§ **Data provided**
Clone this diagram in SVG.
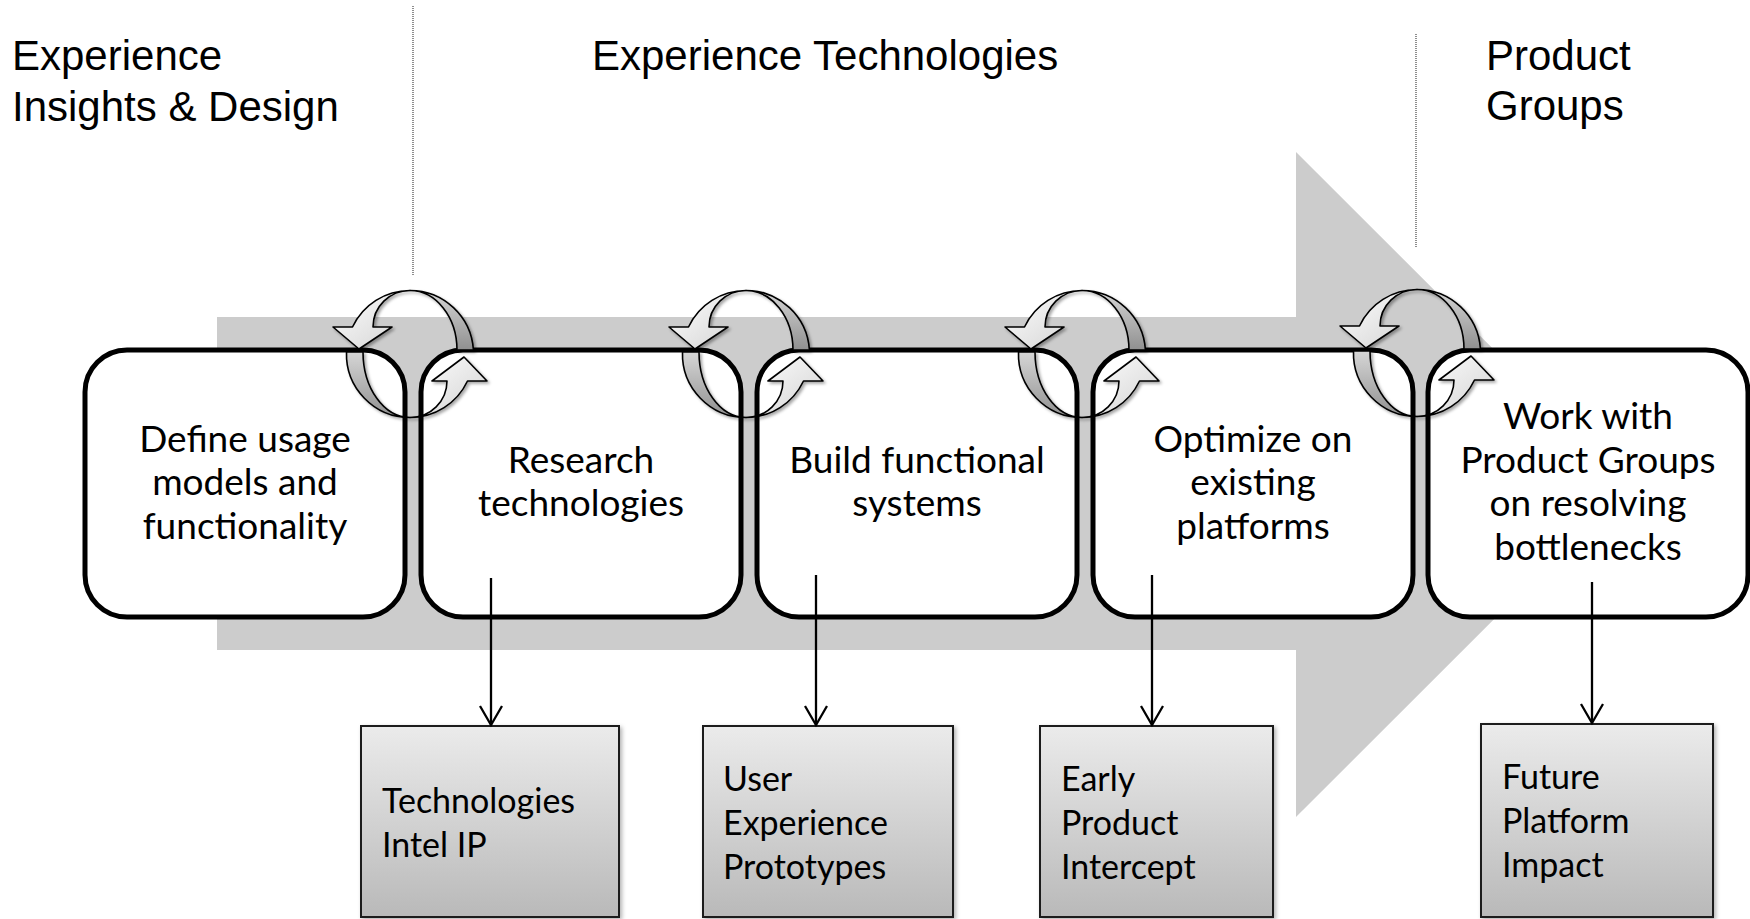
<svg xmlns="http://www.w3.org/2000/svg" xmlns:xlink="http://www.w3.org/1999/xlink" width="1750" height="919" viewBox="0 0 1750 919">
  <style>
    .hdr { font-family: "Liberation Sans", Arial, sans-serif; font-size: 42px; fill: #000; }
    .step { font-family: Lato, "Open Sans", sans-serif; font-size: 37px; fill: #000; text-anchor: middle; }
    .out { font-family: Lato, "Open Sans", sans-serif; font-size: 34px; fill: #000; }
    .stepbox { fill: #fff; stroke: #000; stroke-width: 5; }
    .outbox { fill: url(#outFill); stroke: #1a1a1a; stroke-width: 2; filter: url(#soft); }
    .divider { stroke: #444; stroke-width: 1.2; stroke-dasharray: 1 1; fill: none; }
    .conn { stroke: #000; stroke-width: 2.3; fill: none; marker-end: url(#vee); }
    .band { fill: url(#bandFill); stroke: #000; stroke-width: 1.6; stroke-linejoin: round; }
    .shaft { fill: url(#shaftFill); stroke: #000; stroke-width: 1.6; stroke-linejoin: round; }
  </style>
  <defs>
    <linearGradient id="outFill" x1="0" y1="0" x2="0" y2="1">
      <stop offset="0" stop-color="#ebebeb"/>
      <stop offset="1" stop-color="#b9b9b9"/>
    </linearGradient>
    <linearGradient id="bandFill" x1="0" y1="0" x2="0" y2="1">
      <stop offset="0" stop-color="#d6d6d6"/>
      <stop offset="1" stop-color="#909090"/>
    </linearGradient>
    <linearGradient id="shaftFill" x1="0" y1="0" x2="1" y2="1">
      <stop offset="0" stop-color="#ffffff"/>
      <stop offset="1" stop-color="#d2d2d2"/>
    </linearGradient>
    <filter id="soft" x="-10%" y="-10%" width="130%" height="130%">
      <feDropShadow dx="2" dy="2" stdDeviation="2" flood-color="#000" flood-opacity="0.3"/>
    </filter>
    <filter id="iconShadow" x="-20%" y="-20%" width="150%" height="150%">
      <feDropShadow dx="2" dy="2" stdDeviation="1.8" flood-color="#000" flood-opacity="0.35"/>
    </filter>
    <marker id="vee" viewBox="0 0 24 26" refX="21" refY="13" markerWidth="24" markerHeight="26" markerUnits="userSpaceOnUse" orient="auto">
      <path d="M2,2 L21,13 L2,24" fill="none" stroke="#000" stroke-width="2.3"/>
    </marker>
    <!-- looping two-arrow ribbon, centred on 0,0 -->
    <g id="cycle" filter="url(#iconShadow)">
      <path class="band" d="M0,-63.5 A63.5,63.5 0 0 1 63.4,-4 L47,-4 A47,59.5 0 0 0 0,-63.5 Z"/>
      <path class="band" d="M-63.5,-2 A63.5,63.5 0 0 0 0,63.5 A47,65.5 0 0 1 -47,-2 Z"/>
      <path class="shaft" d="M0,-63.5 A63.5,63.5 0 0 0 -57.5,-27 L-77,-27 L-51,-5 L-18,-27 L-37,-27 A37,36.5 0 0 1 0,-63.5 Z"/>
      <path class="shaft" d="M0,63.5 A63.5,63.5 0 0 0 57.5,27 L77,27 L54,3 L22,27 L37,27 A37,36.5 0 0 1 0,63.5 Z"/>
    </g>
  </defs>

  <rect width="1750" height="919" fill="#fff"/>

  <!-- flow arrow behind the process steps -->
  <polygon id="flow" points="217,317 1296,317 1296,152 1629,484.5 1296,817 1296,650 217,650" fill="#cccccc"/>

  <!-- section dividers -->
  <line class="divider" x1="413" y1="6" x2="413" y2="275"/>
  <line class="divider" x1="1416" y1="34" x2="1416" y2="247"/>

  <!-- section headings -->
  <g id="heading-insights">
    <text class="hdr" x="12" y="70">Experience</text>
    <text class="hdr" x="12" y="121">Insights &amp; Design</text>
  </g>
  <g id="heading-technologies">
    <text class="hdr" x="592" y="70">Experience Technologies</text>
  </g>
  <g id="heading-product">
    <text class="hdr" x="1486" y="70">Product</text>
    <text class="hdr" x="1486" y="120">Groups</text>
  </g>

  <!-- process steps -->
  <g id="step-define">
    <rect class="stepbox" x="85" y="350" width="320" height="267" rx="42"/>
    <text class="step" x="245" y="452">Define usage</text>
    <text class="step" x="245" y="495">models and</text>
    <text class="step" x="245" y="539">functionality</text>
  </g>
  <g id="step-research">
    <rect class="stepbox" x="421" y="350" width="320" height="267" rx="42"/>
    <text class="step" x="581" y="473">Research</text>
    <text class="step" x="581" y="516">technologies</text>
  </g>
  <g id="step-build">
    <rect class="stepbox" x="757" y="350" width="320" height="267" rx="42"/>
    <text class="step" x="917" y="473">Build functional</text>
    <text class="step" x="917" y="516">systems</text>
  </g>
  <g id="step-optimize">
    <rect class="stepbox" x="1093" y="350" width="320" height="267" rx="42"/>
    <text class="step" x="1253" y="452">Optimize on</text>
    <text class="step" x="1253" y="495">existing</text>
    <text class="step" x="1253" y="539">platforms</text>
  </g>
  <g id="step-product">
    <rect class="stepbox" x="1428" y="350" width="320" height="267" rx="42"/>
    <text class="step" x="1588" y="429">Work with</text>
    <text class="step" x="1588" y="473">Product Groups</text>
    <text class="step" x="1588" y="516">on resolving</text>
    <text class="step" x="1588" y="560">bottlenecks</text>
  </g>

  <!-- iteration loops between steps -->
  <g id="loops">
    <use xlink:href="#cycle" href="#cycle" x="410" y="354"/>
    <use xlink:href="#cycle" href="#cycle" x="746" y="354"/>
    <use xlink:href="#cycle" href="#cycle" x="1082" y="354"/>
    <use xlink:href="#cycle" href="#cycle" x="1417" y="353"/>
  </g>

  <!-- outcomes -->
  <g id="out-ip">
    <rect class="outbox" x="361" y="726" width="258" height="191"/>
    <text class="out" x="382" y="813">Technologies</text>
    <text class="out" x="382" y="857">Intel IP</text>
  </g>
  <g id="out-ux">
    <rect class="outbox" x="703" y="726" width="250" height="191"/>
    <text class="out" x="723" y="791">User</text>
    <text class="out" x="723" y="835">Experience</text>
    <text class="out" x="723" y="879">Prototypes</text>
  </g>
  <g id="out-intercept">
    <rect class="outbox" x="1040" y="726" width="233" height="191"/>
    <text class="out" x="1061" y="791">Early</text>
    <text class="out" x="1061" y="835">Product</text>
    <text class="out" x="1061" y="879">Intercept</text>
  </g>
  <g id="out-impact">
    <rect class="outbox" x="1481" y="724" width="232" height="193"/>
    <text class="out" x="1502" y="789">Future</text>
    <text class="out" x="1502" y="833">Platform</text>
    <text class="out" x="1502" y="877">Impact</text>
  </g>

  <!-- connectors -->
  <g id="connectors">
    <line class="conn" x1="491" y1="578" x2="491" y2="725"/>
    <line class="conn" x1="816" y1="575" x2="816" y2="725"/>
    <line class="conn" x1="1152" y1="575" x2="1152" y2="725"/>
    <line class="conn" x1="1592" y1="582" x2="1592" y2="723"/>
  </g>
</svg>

§ **Short task**
Leave out the pictures and retype every line above exactly.

§ **Reply to the exercise**
Clone this diagram in SVG.
<svg xmlns="http://www.w3.org/2000/svg" xmlns:xlink="http://www.w3.org/1999/xlink" width="1750" height="919" viewBox="0 0 1750 919">
  <style>
    .hdr { font-family: "Liberation Sans", Arial, sans-serif; font-size: 42px; fill: #000; }
    .step { font-family: Lato, "Open Sans", sans-serif; font-size: 37px; fill: #000; text-anchor: middle; }
    .out { font-family: Lato, "Open Sans", sans-serif; font-size: 34px; fill: #000; }
    .stepbox { fill: #fff; stroke: #000; stroke-width: 5; }
    .outbox { fill: url(#outFill); stroke: #1a1a1a; stroke-width: 2; filter: url(#soft); }
    .divider { stroke: #444; stroke-width: 1.2; stroke-dasharray: 1 1; fill: none; }
    .conn { stroke: #000; stroke-width: 2.3; fill: none; marker-end: url(#vee); }
    .band { fill: url(#bandFill); stroke: #000; stroke-width: 1.6; stroke-linejoin: round; }
    .shaft { fill: url(#shaftFill); stroke: #000; stroke-width: 1.6; stroke-linejoin: round; }
  </style>
  <defs>
    <linearGradient id="outFill" x1="0" y1="0" x2="0" y2="1">
      <stop offset="0" stop-color="#ebebeb"/>
      <stop offset="1" stop-color="#b9b9b9"/>
    </linearGradient>
    <linearGradient id="bandFill" x1="0" y1="0" x2="0" y2="1">
      <stop offset="0" stop-color="#d6d6d6"/>
      <stop offset="1" stop-color="#909090"/>
    </linearGradient>
    <linearGradient id="shaftFill" x1="0" y1="0" x2="1" y2="1">
      <stop offset="0" stop-color="#ffffff"/>
      <stop offset="1" stop-color="#d2d2d2"/>
    </linearGradient>
    <filter id="soft" x="-10%" y="-10%" width="130%" height="130%">
      <feDropShadow dx="2" dy="2" stdDeviation="2" flood-color="#000" flood-opacity="0.3"/>
    </filter>
    <filter id="iconShadow" x="-20%" y="-20%" width="150%" height="150%">
      <feDropShadow dx="2" dy="2" stdDeviation="1.8" flood-color="#000" flood-opacity="0.35"/>
    </filter>
    <marker id="vee" viewBox="0 0 24 26" refX="21" refY="13" markerWidth="24" markerHeight="26" markerUnits="userSpaceOnUse" orient="auto">
      <path d="M2,2 L21,13 L2,24" fill="none" stroke="#000" stroke-width="2.3"/>
    </marker>
    <!-- looping two-arrow ribbon, centred on 0,0 -->
    <g id="cycle" filter="url(#iconShadow)">
      <path class="band" d="M0,-63.5 A63.5,63.5 0 0 1 63.4,-4 L47,-4 A47,59.5 0 0 0 0,-63.5 Z"/>
      <path class="band" d="M-63.5,-2 A63.5,63.5 0 0 0 0,63.5 A47,65.5 0 0 1 -47,-2 Z"/>
      <path class="shaft" d="M0,-63.5 A63.5,63.5 0 0 0 -57.5,-27 L-77,-27 L-51,-5 L-18,-27 L-37,-27 A37,36.5 0 0 1 0,-63.5 Z"/>
      <path class="shaft" d="M0,63.5 A63.5,63.5 0 0 0 57.5,27 L77,27 L54,3 L22,27 L37,27 A37,36.5 0 0 1 0,63.5 Z"/>
    </g>
  </defs>

  <rect width="1750" height="919" fill="#fff"/>

  <!-- flow arrow behind the process steps -->
  <polygon id="flow" points="217,317 1296,317 1296,152 1629,484.5 1296,817 1296,650 217,650" fill="#cccccc"/>

  <!-- section dividers -->
  <line class="divider" x1="413" y1="6" x2="413" y2="275"/>
  <line class="divider" x1="1416" y1="34" x2="1416" y2="247"/>

  <!-- section headings -->
  <g id="heading-insights">
    <text class="hdr" x="12" y="70">Experience</text>
    <text class="hdr" x="12" y="121">Insights &amp; Design</text>
  </g>
  <g id="heading-technologies">
    <text class="hdr" x="592" y="70">Experience Technologies</text>
  </g>
  <g id="heading-product">
    <text class="hdr" x="1486" y="70">Product</text>
    <text class="hdr" x="1486" y="120">Groups</text>
  </g>

  <!-- process steps -->
  <g id="step-define">
    <rect class="stepbox" x="85" y="350" width="320" height="267" rx="42"/>
    <text class="step" x="245" y="452">Define usage</text>
    <text class="step" x="245" y="495">models and</text>
    <text class="step" x="245" y="539">functionality</text>
  </g>
  <g id="step-research">
    <rect class="stepbox" x="421" y="350" width="320" height="267" rx="42"/>
    <text class="step" x="581" y="473">Research</text>
    <text class="step" x="581" y="516">technologies</text>
  </g>
  <g id="step-build">
    <rect class="stepbox" x="757" y="350" width="320" height="267" rx="42"/>
    <text class="step" x="917" y="473">Build functional</text>
    <text class="step" x="917" y="516">systems</text>
  </g>
  <g id="step-optimize">
    <rect class="stepbox" x="1093" y="350" width="320" height="267" rx="42"/>
    <text class="step" x="1253" y="452">Optimize on</text>
    <text class="step" x="1253" y="495">existing</text>
    <text class="step" x="1253" y="539">platforms</text>
  </g>
  <g id="step-product">
    <rect class="stepbox" x="1428" y="350" width="320" height="267" rx="42"/>
    <text class="step" x="1588" y="429">Work with</text>
    <text class="step" x="1588" y="473">Product Groups</text>
    <text class="step" x="1588" y="516">on resolving</text>
    <text class="step" x="1588" y="560">bottlenecks</text>
  </g>

  <!-- iteration loops between steps -->
  <g id="loops">
    <use xlink:href="#cycle" href="#cycle" x="410" y="354"/>
    <use xlink:href="#cycle" href="#cycle" x="746" y="354"/>
    <use xlink:href="#cycle" href="#cycle" x="1082" y="354"/>
    <use xlink:href="#cycle" href="#cycle" x="1417" y="353"/>
  </g>

  <!-- outcomes -->
  <g id="out-ip">
    <rect class="outbox" x="361" y="726" width="258" height="191"/>
    <text class="out" x="382" y="813">Technologies</text>
    <text class="out" x="382" y="857">Intel IP</text>
  </g>
  <g id="out-ux">
    <rect class="outbox" x="703" y="726" width="250" height="191"/>
    <text class="out" x="723" y="791">User</text>
    <text class="out" x="723" y="835">Experience</text>
    <text class="out" x="723" y="879">Prototypes</text>
  </g>
  <g id="out-intercept">
    <rect class="outbox" x="1040" y="726" width="233" height="191"/>
    <text class="out" x="1061" y="791">Early</text>
    <text class="out" x="1061" y="835">Product</text>
    <text class="out" x="1061" y="879">Intercept</text>
  </g>
  <g id="out-impact">
    <rect class="outbox" x="1481" y="724" width="232" height="193"/>
    <text class="out" x="1502" y="789">Future</text>
    <text class="out" x="1502" y="833">Platform</text>
    <text class="out" x="1502" y="877">Impact</text>
  </g>

  <!-- connectors -->
  <g id="connectors">
    <line class="conn" x1="491" y1="578" x2="491" y2="725"/>
    <line class="conn" x1="816" y1="575" x2="816" y2="725"/>
    <line class="conn" x1="1152" y1="575" x2="1152" y2="725"/>
    <line class="conn" x1="1592" y1="582" x2="1592" y2="723"/>
  </g>
</svg>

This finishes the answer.